Serving HTTP on 0.0.0.0 port 80 (http://0.0.0.0:80/) …

open another terminal and exec into ubuntu2 pod, send HTTP request to ubuntu1 webserver

kubectl exec -it ubuntu2 bash
root@ubuntu2:/# curl 192.168.120.77

Now in sysdig terminal we should see many new logs lines, look on the first

80565 10:16:48.740561399 0 curl (11292) 192.168.120.77:80

as we can see ubuntu2 opened connection to ubuntu1:80 – randomly chosen port to send back data is 37454

Network policies – ingress and egress

Now it’s time to limit the network for ubuntu1 pod. There will be 3 policies:

  • UDP egress on port 53 – that allow DNS traffic so we can translate e.g. google.com to ip address inside pod
  • TCP ingress on port 80 – allow clients to connect to our webserver
  • TCP egress on port 443 – allow pod to connect to Internet services on TLS port

Configuration:

---
apiVersion: networking.k8s.io/v1
kind: NetworkPolicy
metadata:
  name: dns
spec:
  podSelector:
    matchLabels:
      app: ubuntu1
  policyTypes:
    - Egress
  egress:
    - to:
        - ipBlock:
            cidr: 0.0.0.0/0
      ports:
        - protocol: UDP
          port: 53

---
apiVersion: networking.k8s.io/v1
kind: NetworkPolicy
metadata:
  name: allow-ingress-to-webserver
spec:
  podSelector:
    matchLabels:
      app: ubuntu1
  policyTypes:
    - Ingress
  ingress:
    - from:
        - ipBlock:
            cidr: 0.0.0.0/0
      ports:
        - port: 80
          protocol: TCP

---
apiVersion: networking.k8s.io/v1
kind: NetworkPolicy
metadata:
  name: allow-egress-to-tls
spec:
  podSelector:
    matchLabels:
      app: ubuntu1
  policyTypes:
    - Egress
  egress:
    - to:
        - ipBlock:
            cidr: 0.0.0.0/0
      ports:
        - port: 443
          protocol: TCP

Now we can go back to ubuntu1’s console and try to open connection to google.com on port 80 – we should see timeout and on HTTPS connection we should see response.

root@ubuntu1:/# curl -m 5 -vv google.com
* Rebuilt URL to: google.com/
* Trying 216.58.215.78…
* TCP_NODELAY set
* Connection timed out after 5004 milliseconds
* stopped the pause stream!
* Closing connection 0
curl: (28) Connection timed out after 5004 milliseconds

root@ubuntu1:/# curl https://google.com

Now let’s start again webserver and go back to ubuntu2 to test connection again.
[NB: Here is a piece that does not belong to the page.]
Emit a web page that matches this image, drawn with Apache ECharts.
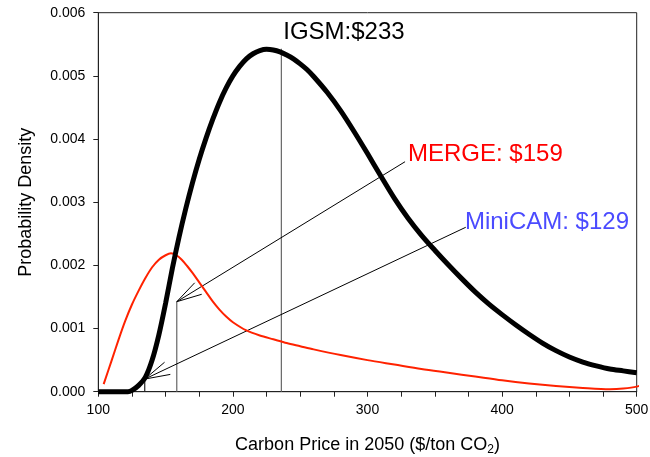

We still see answer from webserver.

So how is that possible? We defined limiting rule for egress traffic so we see that traffic is only possible on port 443 but data is somehow still sent back to client on some other port.

Deep dive – Calico iptables

Firewall rules which we defined must be then implemented by CNI. Calico use netfilter/iptables for that – every time we define NetworkPolicy, Calico automatically setup proper netfilter rules on every node in cluster.
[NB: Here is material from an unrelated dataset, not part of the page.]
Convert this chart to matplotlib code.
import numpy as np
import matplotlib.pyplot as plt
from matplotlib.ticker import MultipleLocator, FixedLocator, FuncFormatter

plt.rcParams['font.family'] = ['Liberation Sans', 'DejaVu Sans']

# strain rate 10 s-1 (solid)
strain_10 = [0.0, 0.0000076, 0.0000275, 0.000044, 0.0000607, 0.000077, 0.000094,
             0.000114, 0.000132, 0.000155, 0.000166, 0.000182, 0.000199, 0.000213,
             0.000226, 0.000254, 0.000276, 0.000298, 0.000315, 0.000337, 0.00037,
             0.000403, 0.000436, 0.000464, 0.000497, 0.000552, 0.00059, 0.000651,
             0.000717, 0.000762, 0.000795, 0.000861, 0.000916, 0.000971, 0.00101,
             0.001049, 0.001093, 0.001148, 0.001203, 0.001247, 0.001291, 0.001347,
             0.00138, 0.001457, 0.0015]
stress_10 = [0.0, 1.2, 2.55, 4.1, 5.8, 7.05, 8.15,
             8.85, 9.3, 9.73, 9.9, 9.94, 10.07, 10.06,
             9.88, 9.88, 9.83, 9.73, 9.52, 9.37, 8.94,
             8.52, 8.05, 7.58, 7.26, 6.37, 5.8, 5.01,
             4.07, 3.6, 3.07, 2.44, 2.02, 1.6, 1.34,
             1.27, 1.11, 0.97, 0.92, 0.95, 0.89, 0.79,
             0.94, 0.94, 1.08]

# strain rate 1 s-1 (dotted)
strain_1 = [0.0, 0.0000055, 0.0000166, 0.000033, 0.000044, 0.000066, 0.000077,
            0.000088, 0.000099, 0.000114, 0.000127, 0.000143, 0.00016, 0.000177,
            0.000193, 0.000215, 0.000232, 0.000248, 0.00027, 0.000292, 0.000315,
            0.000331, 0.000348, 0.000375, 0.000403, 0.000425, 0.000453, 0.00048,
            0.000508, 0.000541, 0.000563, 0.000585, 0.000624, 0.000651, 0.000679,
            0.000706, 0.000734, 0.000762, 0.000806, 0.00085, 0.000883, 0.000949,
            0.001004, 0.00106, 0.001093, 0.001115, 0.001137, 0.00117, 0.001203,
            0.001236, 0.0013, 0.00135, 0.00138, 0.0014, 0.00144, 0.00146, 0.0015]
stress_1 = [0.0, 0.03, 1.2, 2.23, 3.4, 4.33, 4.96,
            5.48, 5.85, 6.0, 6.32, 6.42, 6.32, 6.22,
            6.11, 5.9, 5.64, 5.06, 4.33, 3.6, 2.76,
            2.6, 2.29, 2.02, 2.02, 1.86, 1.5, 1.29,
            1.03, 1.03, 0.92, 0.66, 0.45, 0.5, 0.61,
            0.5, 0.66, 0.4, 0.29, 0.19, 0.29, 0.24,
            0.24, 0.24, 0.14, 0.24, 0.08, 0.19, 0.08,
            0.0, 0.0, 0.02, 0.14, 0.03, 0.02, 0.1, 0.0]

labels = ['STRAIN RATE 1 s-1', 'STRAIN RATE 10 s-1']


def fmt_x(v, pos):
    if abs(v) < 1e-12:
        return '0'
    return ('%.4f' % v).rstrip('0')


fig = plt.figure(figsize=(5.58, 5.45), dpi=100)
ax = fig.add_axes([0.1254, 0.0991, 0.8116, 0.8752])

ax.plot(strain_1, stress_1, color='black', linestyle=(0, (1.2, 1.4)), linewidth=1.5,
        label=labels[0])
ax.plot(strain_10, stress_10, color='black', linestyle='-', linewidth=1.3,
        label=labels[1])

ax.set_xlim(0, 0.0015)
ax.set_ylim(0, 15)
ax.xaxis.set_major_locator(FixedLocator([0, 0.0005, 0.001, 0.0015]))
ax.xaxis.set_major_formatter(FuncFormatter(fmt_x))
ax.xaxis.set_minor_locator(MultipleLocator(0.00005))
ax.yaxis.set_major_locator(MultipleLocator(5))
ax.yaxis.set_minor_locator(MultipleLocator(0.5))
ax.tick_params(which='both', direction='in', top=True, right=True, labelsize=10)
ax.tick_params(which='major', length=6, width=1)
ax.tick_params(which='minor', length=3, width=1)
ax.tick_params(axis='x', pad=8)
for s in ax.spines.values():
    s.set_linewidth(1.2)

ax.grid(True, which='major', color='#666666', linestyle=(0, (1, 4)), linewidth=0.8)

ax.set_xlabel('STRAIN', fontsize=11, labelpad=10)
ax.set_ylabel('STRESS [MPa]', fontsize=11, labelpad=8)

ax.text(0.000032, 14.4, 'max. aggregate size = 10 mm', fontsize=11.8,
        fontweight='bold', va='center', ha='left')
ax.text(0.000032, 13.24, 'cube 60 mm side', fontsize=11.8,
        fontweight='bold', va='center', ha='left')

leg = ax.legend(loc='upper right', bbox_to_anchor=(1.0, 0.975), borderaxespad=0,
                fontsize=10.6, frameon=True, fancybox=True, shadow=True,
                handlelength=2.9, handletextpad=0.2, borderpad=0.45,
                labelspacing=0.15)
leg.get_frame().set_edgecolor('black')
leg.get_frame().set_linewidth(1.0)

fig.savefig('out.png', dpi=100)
Let’s go back onto minikube VM and by making some combination of iptables -S and grep try to find related rules.

-A cali-pi-_Pyx9r8CS7bPqC0nMrCi -p tcp -m comment –comment “cali:x8PiQWJp-yhKM8vP” -m multiport –dports 80 -j MARK –set-xmark 0x10000/0x10000

-A cali-tw-cali22716d29a85 -m comment –comment “cali:MfYo–qV2fDDHXqO” -m mark –mark 0x0/0x20000 -j cali-pi-_Pyx9r8CS7bPqC0nMrCi

-A cali-from-wl-dispatch -i cali22716d29a85 -m comment –comment “cali:8gmcTnib5j5lzG4A” -g cali-fw-cali22716d29a85

-A cali-fw-cali22716d29a85 -m comment –comment “cali:CcU6YKJiUYOoRnia” -m conntrack –ctstate RELATED,ESTABLISHED -j ACCEPT

As we can see Calico defines custom tables and targets – we don’t want to do whole reverse engineering of that as it’s really complex.
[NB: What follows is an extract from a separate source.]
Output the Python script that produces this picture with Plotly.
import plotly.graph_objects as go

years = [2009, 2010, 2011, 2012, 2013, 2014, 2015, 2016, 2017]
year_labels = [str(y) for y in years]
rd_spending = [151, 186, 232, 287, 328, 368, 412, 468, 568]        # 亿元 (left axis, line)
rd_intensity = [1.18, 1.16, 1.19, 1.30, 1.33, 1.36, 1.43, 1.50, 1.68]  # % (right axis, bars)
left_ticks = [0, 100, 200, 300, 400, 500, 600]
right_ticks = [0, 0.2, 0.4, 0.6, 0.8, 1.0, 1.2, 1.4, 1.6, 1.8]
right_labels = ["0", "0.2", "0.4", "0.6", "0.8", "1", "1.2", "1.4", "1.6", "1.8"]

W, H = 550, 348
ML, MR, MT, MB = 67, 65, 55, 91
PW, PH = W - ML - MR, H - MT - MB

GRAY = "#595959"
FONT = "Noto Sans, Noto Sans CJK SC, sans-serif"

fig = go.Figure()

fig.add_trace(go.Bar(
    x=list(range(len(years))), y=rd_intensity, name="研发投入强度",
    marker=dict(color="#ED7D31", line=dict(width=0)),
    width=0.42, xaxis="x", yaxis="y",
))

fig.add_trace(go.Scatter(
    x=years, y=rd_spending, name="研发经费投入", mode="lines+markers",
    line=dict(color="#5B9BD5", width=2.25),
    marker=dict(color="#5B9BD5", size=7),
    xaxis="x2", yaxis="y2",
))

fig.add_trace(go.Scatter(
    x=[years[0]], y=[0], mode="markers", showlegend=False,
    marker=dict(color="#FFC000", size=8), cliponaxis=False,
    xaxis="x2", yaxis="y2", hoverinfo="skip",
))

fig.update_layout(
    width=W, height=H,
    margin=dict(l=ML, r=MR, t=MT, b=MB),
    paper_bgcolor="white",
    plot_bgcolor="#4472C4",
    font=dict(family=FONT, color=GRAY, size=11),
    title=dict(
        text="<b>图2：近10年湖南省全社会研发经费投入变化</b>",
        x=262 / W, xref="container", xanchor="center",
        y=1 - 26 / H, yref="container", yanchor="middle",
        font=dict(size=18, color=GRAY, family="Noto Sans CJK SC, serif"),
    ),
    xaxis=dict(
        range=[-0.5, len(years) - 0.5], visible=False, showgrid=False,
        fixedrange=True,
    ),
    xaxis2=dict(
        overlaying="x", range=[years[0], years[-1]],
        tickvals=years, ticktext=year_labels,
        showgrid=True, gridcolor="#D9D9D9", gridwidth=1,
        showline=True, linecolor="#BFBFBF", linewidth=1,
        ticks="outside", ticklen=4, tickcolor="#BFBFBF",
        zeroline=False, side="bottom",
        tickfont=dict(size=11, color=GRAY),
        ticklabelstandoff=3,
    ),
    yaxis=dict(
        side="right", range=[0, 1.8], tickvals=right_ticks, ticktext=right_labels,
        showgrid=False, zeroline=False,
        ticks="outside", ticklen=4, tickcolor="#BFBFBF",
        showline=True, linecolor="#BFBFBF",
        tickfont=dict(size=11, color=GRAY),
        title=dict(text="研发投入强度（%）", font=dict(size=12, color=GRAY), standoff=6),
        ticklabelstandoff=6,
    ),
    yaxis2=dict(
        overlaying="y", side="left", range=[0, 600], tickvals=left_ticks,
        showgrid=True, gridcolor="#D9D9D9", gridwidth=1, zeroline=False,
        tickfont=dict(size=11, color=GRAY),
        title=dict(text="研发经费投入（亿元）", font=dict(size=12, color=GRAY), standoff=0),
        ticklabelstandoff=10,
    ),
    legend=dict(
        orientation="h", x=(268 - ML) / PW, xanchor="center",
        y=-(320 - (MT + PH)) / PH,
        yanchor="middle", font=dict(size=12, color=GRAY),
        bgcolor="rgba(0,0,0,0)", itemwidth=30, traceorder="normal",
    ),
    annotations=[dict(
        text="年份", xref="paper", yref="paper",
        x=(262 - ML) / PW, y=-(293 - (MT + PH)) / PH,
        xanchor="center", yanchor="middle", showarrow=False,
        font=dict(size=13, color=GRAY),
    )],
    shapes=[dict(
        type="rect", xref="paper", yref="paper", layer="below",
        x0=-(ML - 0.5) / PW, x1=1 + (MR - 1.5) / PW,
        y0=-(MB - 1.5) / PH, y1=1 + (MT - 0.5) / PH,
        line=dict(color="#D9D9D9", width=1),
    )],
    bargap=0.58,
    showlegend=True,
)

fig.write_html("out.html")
In simple words, in first line, we see our main iptables rule on port 80 which make MARK on the packets – MARK means advanced routing rules which are defined by Calico.

Second line show us how Calico define relations inside those iptables rules so id Pyx9r8CS7bPqC0nMrCi is related to cali22716d29a85.

In third line we see that cali22716d29a85 is actually network interface defined on node and packets processing chain should go to cali-fw-cali22716d29a85.

Finally the most important fourth line has –ctstate RELATED,ESTABLISHED -j ACCEPT parameters. Netfliter is stateful firewall – it means it understands how TCP connection works and can track in memory which connections are new and which are related or  established. So if netfilter see that some client on port 37454 already established connection to port 80 it will track that connection and won’t drop packets by egress rule limiting network traffic to only 443 port. The same rule applies when pod open connection to some Internet services so ingress rule won’t drop packets.